Todrick Hall’s days on American Idol may be over, but he’s hoping he won’t be leaving FOX any time soon. Todrick used the majority of his elimination interview time to campaign for a spot on Glee and he promises he’ll be campaigning non-stop until you see him singing with New Directions.

Todrick Hall: Now That 'Idol' Is Over, He's Going for 'Glee'

When he wasn’t talking about Glee, Todrick took the time to clear the air about the pre-season scam scandal, compare himself to Lady Gaga, and shared the innovative plans he had for this week’s Rolling Stones theme.

Can you tell us about the “Oz the musical” scandal?

“I’m so glad that I can talk about it now, it wasn’t the time to talk about it when I was on American Idol, because I needed to focus on the show, but I want everybody to know that I’m not a scam artist, I’m a nice person. No 23-year-old I know in the history of the world has ever tried to put on a show, and I think that if people think about that they’ll realize that I’m just an ambitious kid that got wrapped up with a producer who didn’t know what he was doing, I didn’t really know what I was doing. I allowed my name to be attached to that, but I’m going to get on the phone Monday and hopefully call a lot of those people because I do want to go there, and I love kids and I wouldn’t want people to think negatively of me in that way. I think the show will happen again, and we’ll be able to fix that situation. Just for the record, I was just the writer, director, and choreographer of that show, I did not produce the show, and I never had any of that money, I never dealt with the money.”

Now that we’ve cleared that up, what are your future plans?

“I’m making it my personal job now to be my own campaign manager to get myself a role on Glee. I would be perfect for that show, and every time somebody asks me what I’m doing now, I just tell everyone that I would love love love to be the next cast member on Glee. And I didn’t even think about campaigning for that until Simon said the other night, ‘You look like you’re doing American Idol the Musical’, and Randy chimed in and said Glee! And I was like ‘Actually, I think I would love to be on Glee it’s the perfect show for me.”

What was the first thing you did after you were eliminated?

“I took a deep breath, and just thought, ‘what do I do next?’ You pick yourself up.
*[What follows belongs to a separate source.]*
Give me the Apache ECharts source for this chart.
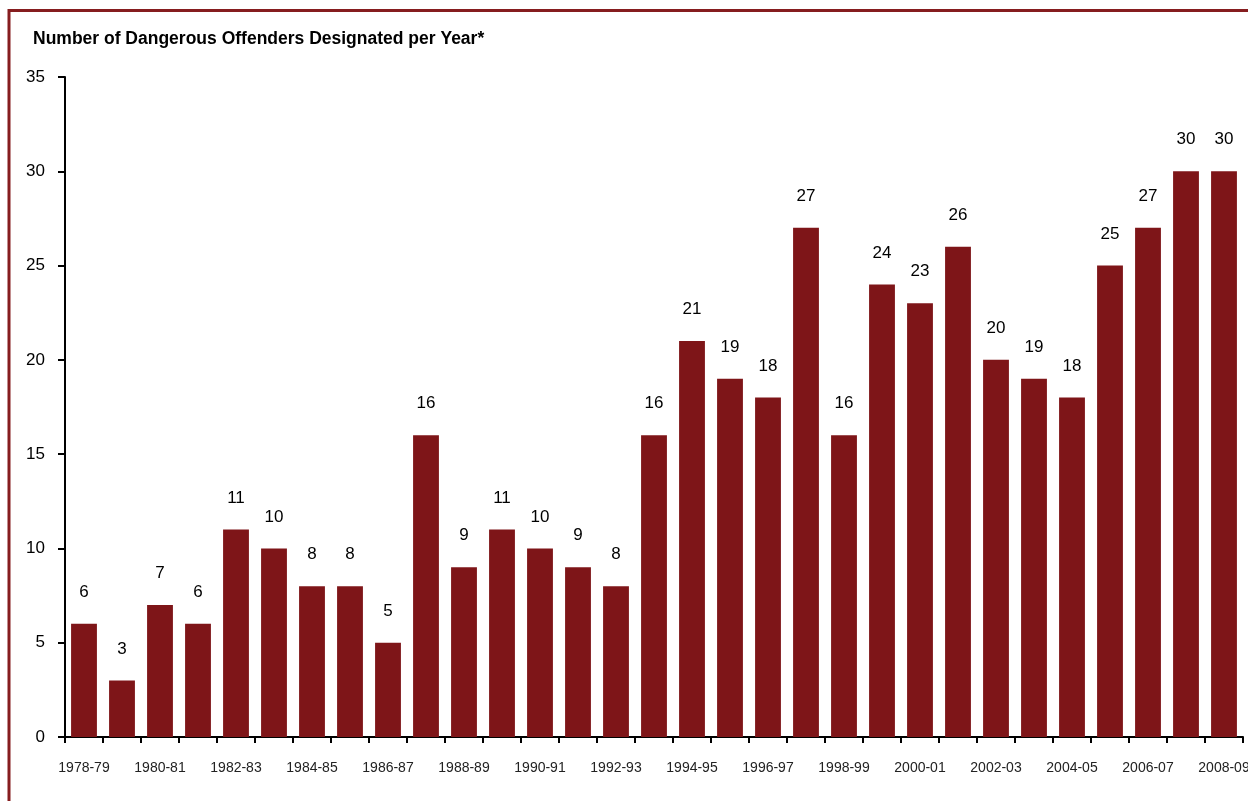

I’ve had a lot of experience, I was more concerned for Alex, and some of the people who maybe have not necessarily gone through this, but I just thought of the Glee thing and I said something to Ellen about it and now Ellen is helping to promote the fact that I should be on Glee on her TV show. I think that’s amazing, I wouldn’t be pushing myself for the role if I didn’t think I would do a good job.”
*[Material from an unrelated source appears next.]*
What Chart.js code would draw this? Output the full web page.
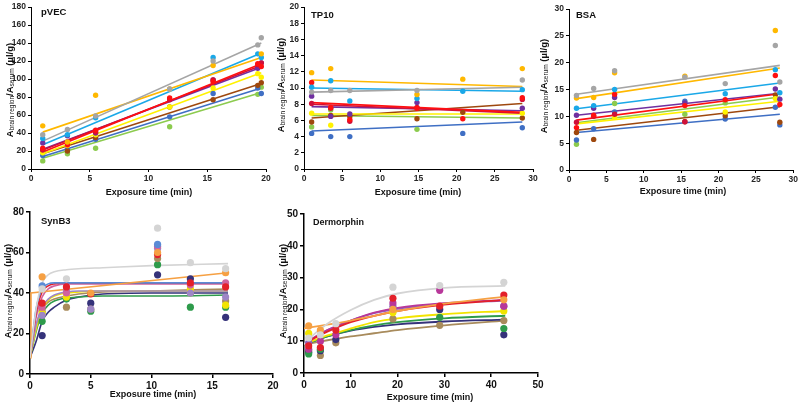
<!DOCTYPE html>
<html><head><meta charset="utf-8">
<script src="https://cdn.jsdelivr.net/npm/chart.js@4.4.1/dist/chart.umd.min.js"></script>
<style>
html,body{margin:0;padding:0;background:#fff;}
body{width:800px;height:404px;position:relative;overflow:hidden;}
canvas{position:absolute;left:0;top:0;}
</style></head><body>
<canvas id="c1" width="800" height="404"></canvas>
<canvas id="c2" width="800" height="404"></canvas>
<canvas id="c3" width="800" height="404"></canvas>
<canvas id="c4" width="800" height="404"></canvas>
<canvas id="c5" width="800" height="404"></canvas>
<script>
// ---------- DATA ----------
// Top row (linear fits), colours
const topNames  = ['grey','gold','lightblue','red','crimson','purple','yellow','brown','blue','green'];
const topColors = ['#A5A5A5','#FFB800','#1AA8E8','#FF1010','#D0103A','#7030A0','#FFF200','#9E480E','#3F6FC4','#8CCB4E'];

// pVEC
const pvecX = [1, 3.1, 5.5, 11.8, 15.5, 19.3, 19.6];
const pvecY = [
  [38, 44, 59, 89, 120, 138, 146],
  [48, 30, 82, 89, 115, null, 128],
  [34, 38, 57, null, 124, 128, 124],
  [23, 27, 43, 79, 97, 117, 114],
  [21, 30, 41, 77, 99, 116, 118],
  [29, 37, 40, null, 99, 112, 118],
  [18, 26, 38, 69, 90, 106, 102],
  [20, 20, 35, 69, 77, 93, 96],
  [15, 22, 33, 58, 84, 90, 84],
  [9, 17, 23, 47, null, 83, 91]
];
const pvecFitX = [1, 19.6];
const pvecFitStart = [31, 41, 27, 19, 21, 22, 17, 17, 14, 12];
const pvecFitEnd   = [140, 124, 129, 117, 115, 113, 107, 95, 90, 85];

// TP10
const tp10X = [1, 3.5, 6, 14.8, 20.8, 28.6];
const tp10Y = [
  [9.5, 9.7, 9.7, 9.7, null, 11.0],
  [11.9, 12.4, null, 9.2, 11.1, 12.4],
  [10.1, 10.9, 8.4, 8.7, 9.6, 9.8],
  [10.7, 7.6, 6.1, 7.5, 6.2, 8.8],
  [8.1, 7.5, 5.9, 7.6, null, 8.6],
  [9.0, 6.5, 6.8, 8.2, null, 7.5],
  [6.9, 5.4, null, null, null, 6.9],
  [5.8, 6.6, 6.5, 6.2, 7.0, 6.3],
  [4.4, 4.0, 4.0, null, 4.4, 5.1],
  [5.2, 7.3, null, 4.9, null, null]
];
const tp10FitX = [1, 28.6];
const tp10FitStart = [9.5, 11.0, 10.0, 8.2, 8.0, 7.7, 6.8, 6.3, 4.7, 6.6];
const tp10FitEnd   = [10.1, 10.2, 9.6, 7.0, 6.9, 7.2, 6.8, 8.1, 5.8, 6.3];

// BSA
const bsaX = [1, 3.3, 6.1, 15.5, 20.9, 27.6, 28.2];
const bsaY = [
  [13.9, 15.2, 18.5, 17.3, 16.1, 23.2, 16.4],
  [13.4, 13.5, 18.1, 17.5, null, 26.0, null],
  [11.5, 12.0, 15.0, null, 14.2, 18.7, 14.4],
  [7.9, 10.2, 14.1, 12.0, 13.1, 17.6, 12.2],
  [8.9, 10.0, 10.4, 9.0, null, null, null],
  [10.2, 11.5, 13.5, 12.5, null, 15.1, 13.2],
  [null, null, 9.8, null, 10.8, 13.3, null],
  [7.0, 5.7, null, 9.0, 10.1, 14.0, 8.9],
  [5.6, 7.7, 10.8, 12.8, 9.5, 11.7, 8.4],
  [4.8, null, 12.4, 10.4, 12.5, null, null]
];
const bsaFitX = [1, 28.2];
const bsaFitStart = [14.1, 13.3, 11.4, 9.3, null, 10.2, 8.6, 7.4, 7.0, 8.8];
const bsaFitEnd   = [19.5, 19.0, 16.2, 14.2, null, 14.3, 12.8, 11.8, 10.4, 13.6];

// Bottom row (non-linear fits), colours
const synNames  = ['lightgrey','orange','blue','red','pink','violet','yellow','brown','green','navy'];
const synColors = ['#D4D4D4','#F6A043','#5B8BD6','#E3202A','#D0629E','#9E86C6','#F2E400','#A88B5C','#2E9B4B','#35327A'];

// SynB3
const synX = [1, 3, 5, 10.5, 13.2, 16.1];
const synY = [
  [42, 47, null, 72, 55, 52],
  [48, null, 40, 60, null, 50],
  [43.5, null, null, 64, null, null],
  [35, 43, 39.5, 59, 45, 43],
  [33, 40, null, 63, 44, 45],
  [29, 41, 32, 62, 40, 38],
  [30, 38, null, null, 42, 34],
  [31, 33, 32, 57, 40, 36],
  [26, 37, 31, 54, 33, 33],
  [19, null, 35, 49, 47, 28]
];
const synCurveX = [0, 0.5, 1, 1.5, 2, 3, 4, 6, 10, 16.3];
const synCurves = [
  [8, 32, 45, 49, 50.5, 51.5, 52, 52.5, 53.5, 54.5],
  null,
  [8, 32, 42, 44.5, 45, 45, 45, 45, 45, 45],
  [8, 30, 40.5, 43.5, 44.5, 45, 45, 45, 45, 45],
  [8, 28, 38, 42, 43.5, 44.5, 44.5, 44.5, 44.5, 44.5],
  [8, 24, 33, 37, 39, 40.5, 41, 41, 41, 41],
  [8, 22, 32, 36.5, 38.5, 40, 40.5, 41, 41, 41],
  [8, 24, 32, 35.5, 37, 38.5, 39.5, 40.5, 41, 42],
  [8, 21, 30, 34, 36, 37.5, 38, 38.5, 38.5, 39],
  [8, 16, 26, 30.5, 33, 36.5, 38, 39.5, 40, 40]
];
const synOrangeX = [0.02, 0.08, 16.3];
const synOrangeY = [8, 40, 50];

// Dermorphin
const derNames  = ['lightgrey','orange','red','magenta','violet','yellow','green','navy','brown'];
const derColors = ['#D4D4D4','#F6A043','#E3202A','#B8379A','#8C62BE','#F2E400','#2E9B4B','#35327A','#A88B5C'];
const derX = [1, 3.5, 6.8, 19, 29, 42.7];
const derY = [
  [11, 12, 15.5, 27, 27.5, 28.5],
  [14.8, 13.5, null, 20, null, 23],
  [8.5, 8, 13.5, 23.5, 21, 24.5],
  [7.5, 10, 12, 22, 26, 21],
  [9.5, null, null, 21, null, 21],
  [12.5, null, null, 19, null, 19.5],
  [6, 7.5, null, null, 17.5, 14],
  [6.5, 7, 10.5, null, 20, 12],
  [7, 5.5, 9.5, 17, 15, 16.5]
];
const derCurveX = [0, 2, 5, 10, 15, 20, 30, 43];
const derCurves = [
  [9, 12, 15.5, 19.8, 23, 25, 26.8, 27.4],
  [14, 14.5, 15.2, 16.5, 18, 19.5, 21.8, 24],
  [9, 10.8, 13, 16, 18, 19.5, 21.5, 23],
  [9, 11, 13.5, 16.5, 19, 20.5, 22, 23],
  [9, 11, 13.5, 16.5, 18.8, 20.2, 21.8, 22.8],
  [9, 10.2, 11.8, 14, 16, 17.2, 18.5, 19.5],
  [9, 10, 11.5, 13.5, 15, 16, 17.2, 18],
  [9, 10, 11.5, 13.3, 14.5, 15.3, 16.2, 16.8],
  [9, 9.5, 10.3, 11.5, 12.5, 13.5, 15, 16.5]
];

// ---------- DRAWING ----------
const W = 800, H = 404, YW = 28, XH = 20;
const FONT = '"Liberation Sans", Arial, Helvetica, sans-serif';

function pts(xs, ys){
  const out = [];
  xs.forEach((x,i)=>{ if (ys[i] !== null && ys[i] !== undefined) out.push({x:x, y:ys[i]}); });
  return out;
}

function decoPlugin(d){
  return { id:'deco', afterDraw(chart){
    const ctx = chart.ctx;
    ctx.save();
    ctx.fillStyle = '#111';
    ctx.textBaseline = 'middle';
    ctx.textAlign = 'left';
    ctx.font = 'bold ' + d.tf + 'px ' + FONT;
    ctx.fillText(d.title, d.tx, d.ty);
    ctx.textAlign = 'center';
    ctx.font = 'bold ' + d.xf + 'px ' + FONT;
    ctx.fillText('Exposure time (min)', d.xx, d.xy);
    // y title with subscripts
    ctx.translate(d.yx, d.yy);
    ctx.rotate(-Math.PI/2);
    const main = 'bold ' + d.yf + 'px ' + FONT;
    const sub = (d.yf*0.68).toFixed(1) + 'px ' + FONT;
    const parts = [['A',main,0],['brain region',sub,2],['/A',main,0],['serum',sub,2],[' (\u00b5l/g)',main,0]];
    let total = 0;
    parts.forEach(p=>{ ctx.font = p[1]; total += ctx.measureText(p[0]).width; });
    let x = -total/2;
    ctx.textAlign = 'left';
    parts.forEach(p=>{ ctx.font = p[1]; ctx.fillText(p[0], x, p[2]); x += ctx.measureText(p[0]).width; });
    ctx.restore();
  }};
}

function makePanel(id, g, xr, yr, datasets, deco, st){
  new Chart(document.getElementById(id), {
    type:'line',
    data:{datasets:datasets},
    options:{
      responsive:false, animation:false, devicePixelRatio:1,
      layout:{autoPadding:false, padding:{left:g.l-YW, right:W-g.r, top:g.t, bottom:H-g.b-XH}},
      plugins:{legend:{display:false}, tooltip:{enabled:false}},
      elements:{line:{tension:0}},
      scales:{
        x:{type:'linear', min:xr[0], max:xr[1],
           afterFit:s=>{s.height=XH;},
           afterBuildTicks:s=>{ s.ticks = xr[3].map(v=>({value:v})); },
           ticks:{font:{family:FONT, size:st.fs, weight:'bold'}, color:st.tc, padding:st.tp, maxRotation:0, autoSkip:false},
           grid:{drawOnChartArea:false, tickLength:st.tl, color:'#000', lineWidth:st.lw},
           border:{display:true, color:'#000', width:st.lw}},
        y:{type:'linear', min:yr[0], max:yr[1],
           afterFit:s=>{s.width=YW;},
           afterBuildTicks:s=>{ s.ticks = yr[3].map(v=>({value:v})); },
           ticks:{font:{family:FONT, size:st.fs, weight:'bold'}, color:st.tc, padding:st.tp, autoSkip:false},
           grid:{drawOnChartArea:false, tickLength:st.tl, color:'#000', lineWidth:st.lw},
           border:{display:true, color:'#000', width:st.lw}}
      }
    },
    plugins:[decoPlugin(deco)]
  });
}

function range(a,b,s){ const r=[]; for(let v=a; v<=b+1e-9; v+=s) r.push(+v.toFixed(6)); return r; }

function topSets(xs, ys, fitX, fs, fe){
  const sets = [];
  ys.forEach((row,i)=>{
    sets.push({data:pts(xs,row), showLine:false, pointRadius:2.7, pointHoverRadius:0,
      pointBackgroundColor:topColors[i], pointBorderWidth:0, borderColor:topColors[i]});
  });
  ys.forEach((row,i)=>{
    if (fs[i] === null) return;
    sets.push({data:[{x:fitX[0], y:fs[i]},{x:fitX[1], y:fe[i]}], pointRadius:0,
      borderColor:topColors[i], borderWidth:1.6, fill:false});
  });
  return sets;
}

const topStyle = {fs:8.5, tc:'#262626', tp:2, tl:3, lw:1};
const botStyle = {fs:10, tc:'#111', tp:2, tl:4, lw:1.5};

// Panel 1: pVEC
makePanel('c1', {l:31, r:266, t:4, b:169}, [0,20,5,range(0,20,5)], [0,180,20,range(0,180,20)],
  topSets(pvecX, pvecY, pvecFitX, pvecFitStart, pvecFitEnd),
  {title:'pVEC', tf:9.5, tx:41, ty:12, xf:9, xx:149, xy:193, yf:9.5, yx:10, yy:90}, topStyle);

// Panel 2: TP10
makePanel('c2', {l:304, r:533, t:7, b:169}, [0,30,5,range(0,30,5)], [0,20,2,range(0,20,2)],
  topSets(tp10X, tp10Y, tp10FitX, tp10FitStart, tp10FitEnd),
  {title:'TP10', tf:9.5, tx:311, ty:15, xf:9, xx:418, xy:193, yf:9.5, yx:281, yy:85}, topStyle);

// Panel 3: BSA
makePanel('c3', {l:569, r:795, t:9, b:170}, [0,30,5,range(0,30,5)], [0,30,5,range(0,30,5)],
  topSets(bsaX, bsaY, bsaFitX, bsaFitStart, bsaFitEnd),
  {title:'BSA', tf:9.5, tx:576, ty:15, xf:9, xx:683, xy:192, yf:9.5, yx:544, yy:86}, topStyle);

// Panel 4: SynB3
(function(){
  const sets = [];
  synY.forEach((row,i)=>{
    sets.push({data:pts(synX,row), showLine:false, pointRadius:3.6, pointHoverRadius:0,
      pointBackgroundColor:synColors[i], pointBorderWidth:0, borderColor:synColors[i]});
  });
  synCurves.forEach((c,i)=>{
    if (c === null) {
      sets.push({data:pts(synOrangeX, synOrangeY), pointRadius:0, borderColor:synColors[i], borderWidth:1.6, fill:false});
    } else {
      sets.push({data:pts(synCurveX, c), pointRadius:0, borderColor:synColors[i], borderWidth:1.6, fill:false, cubicInterpolationMode:'monotone'});
    }
  });
  makePanel('c4', {l:30, r:273, t:212, b:374}, [0,20,5,range(0,20,5)], [0,80,20,range(0,80,20)], sets,
    {title:'SynB3', tf:9.5, tx:41, ty:221, xf:9, xx:153, xy:395, yf:9.5, yx:8, yy:291}, botStyle);
})();

// Panel 5: Dermorphin
(function(){
  const sets = [];
  derY.forEach((row,i)=>{
    sets.push({data:pts(derX,row), showLine:false, pointRadius:3.6, pointHoverRadius:0,
      pointBackgroundColor:derColors[i], pointBorderWidth:0, borderColor:derColors[i]});
  });
  derCurves.forEach((c,i)=>{
    sets.push({data:pts(derCurveX, c), pointRadius:0, borderColor:derColors[i], borderWidth:1.8, fill:false, cubicInterpolationMode:'monotone'});
  });
  makePanel('c5', {l:304, r:538, t:214, b:373}, [0,50,10,range(0,50,10)], [0,50,10,range(0,50,10)], sets,
    {title:'Dermorphin', tf:9, tx:313, ty:223, xf:9, xx:430, xy:398, yf:9.5, yx:283, yy:291}, botStyle);
})();
</script>
</body></html>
You were eliminated after your strongest performance, what do you think went wrong?

“I feel like I should have done what I did this week a couple of weeks earlier. The problem is that I’m an African American and a lot of people expected me to sing: Usher, Chris Brown, Ne-Yo, Brian McKnight, Stevie Wonder, any black artist that basically you can sing, but that’s not the kind of music that I want to sing. I’m happy that I stayed true to myself, but I sadly feel that if I had just sang the cookie-cutter songs, that people expected me to do, and not gone so far out there, with the clothes and the performing -a normal guy that got up there and sang, I would have maybe done better, but I’m happy that I stayed true to myself.”

Do you think your theater background helped you or hurt you? Do you think it influenced the judges’ approach to you as a contestant?

“When people know certain things about you, it’s kind of hard to shake those things, but I just told someone today that I felt that Lady Gaga is one of the most successful artists out right now, if she were on American Idol, they wouldn’t have good things to say about her because to a certain extent they do want you to be out of the box…they kept telling me that I was changing things too much, and I would hear them tell people, ‘You aren’t changing it enough’ and not making it their own. You have to try to find that line when it’s not changing it too much and making it too cookie cutter and making it a karaoke version, which sometimes they’re OK with, and sometimes they’re not. I feel like I’ll be rewarded for being true to myself and being different in the end.”

What about your dance background? Did it help you during the group number choreography?

“It did come in handy for the performing aspect, but it kind of hindered me, because I was always so frustrated in the rehearsals because I’d be ‘C’mon guys, it’s left-right-left-right’…I had to remember ‘they’re not dancers’. It was one of the things where I had to let my dance background go. I actually think announcing that I was a dancer, and announcing that I was on Broadway could have potentially hurt me, and might be part of the reason why I’m not on the show anymore.”

Did you ever think about adding more choreography to your solo performances?

“I was planning to sing “(I Can’t Get No) Satisfaction” and I was going to dance for the first time. They’ve kept yelling at me for dancing, but then Ellen last week said last week, ‘I think you should dance’. I was going to be the first contestant to actually do a dance break. No one’s ever danced, I was looking forward to doing that. Hopefully, I’ll get to be dancing on Glee.”